Концепцию субъективной рефлексии Кьеркегора можно рассматривать как парадигму философской практики. Как обосновывалось мной ранее, движение мысли от индивидуального и конкретного к общему и абстрактному и обратно является одним из главных средств философской практики [5, р. 37]. Интеллектуальные и этические функции этой диалектики определяют основные инструменты философской практики, когда абстрактная мысль служит индивидуальной жизни.

На мгновение отключая клиента от его личных проблем, абстрактное мышление открывает ему пространство, иногда потаенное, для лучшего понимания и, возможно, для изменения к лучшему. Абстрактное мышление как внутреннее пространство, в котором мысль может быть широка и свободна, возникая без тирании личного страха, является одним из великих терапевтических изобретений философии. Но любое решение любой проблемы, которая так и останется на абстрактном уровне, бесполезно. Философское консультирование базируется на неком знании «искусства теней и света». Согласно Платону, некоторых людей губит обилие света; согласно Фрейду, все невротики, включая нас с вами, нуждаются в тени [8]; согласно Ницше, ценность индивида вполне может быть измерена количеством истины (света), которую он может вынести [1]. Я же пытаюсь объяснять, как с помощью специальной методики перевести все это в практику вопросов и ответов [5] и как это использовать в консультировании.

Б. Интеллектуальные добродетели

Эпистемология и логика являются самыми мощными инструментами в сравнении с интеллектуальной слабостью New Age. Философская практика, которая преследует цели философии, должна решать эпистемологические проблемы. Как отмечалось мной ранее [7], у философов-практиков есть преимущество перед любыми психологами-практиками в решении нравственных проблем и дилемм. Не акцентируясь на психологии, я всегда старалась обосновывать нравственную роль философской практики [6]. Теперь мне хотелось бы подчеркнуть ее гносеологическую роль и связать обе эти роли в интеллектуальных добродетелях.

Мы можем выделить несколько типов теорий добродетелей по тому, как они соотносятся с фундаментальными моральными концепциями добродетелей, блага и правильного действия. Теория чистой добродетели делает понятие правильного действия производным от понятия добродетели, хотя существует несколько способов, с помощью которых эта теория соотносит добродетель с благом. Основанные на счастье и основанные на мотиве - эти две формы теории чистой добродетели могут быть преобразованы для адекватной эпистемиологической оценки.

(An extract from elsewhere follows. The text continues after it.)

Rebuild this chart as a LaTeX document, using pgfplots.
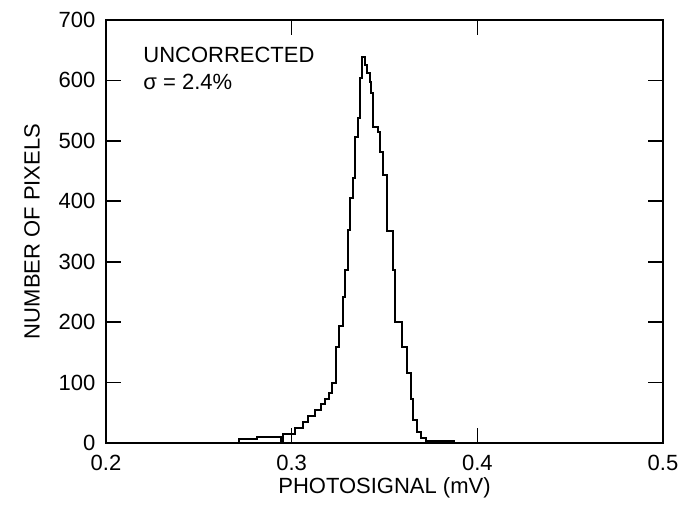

Более трех десятилетий назад Родерик Чизхолм отметил, что «многие характеристики, которые философы и другие мыслители считали относящимися только к этическим утверждениям, можно также отнести к познавательным утверждениям» [12, р. 4]. В последние двадцать лет, параллельно с возрождением интереса к этике добродетелей, проявился интерес к эпистемологии добродетелей.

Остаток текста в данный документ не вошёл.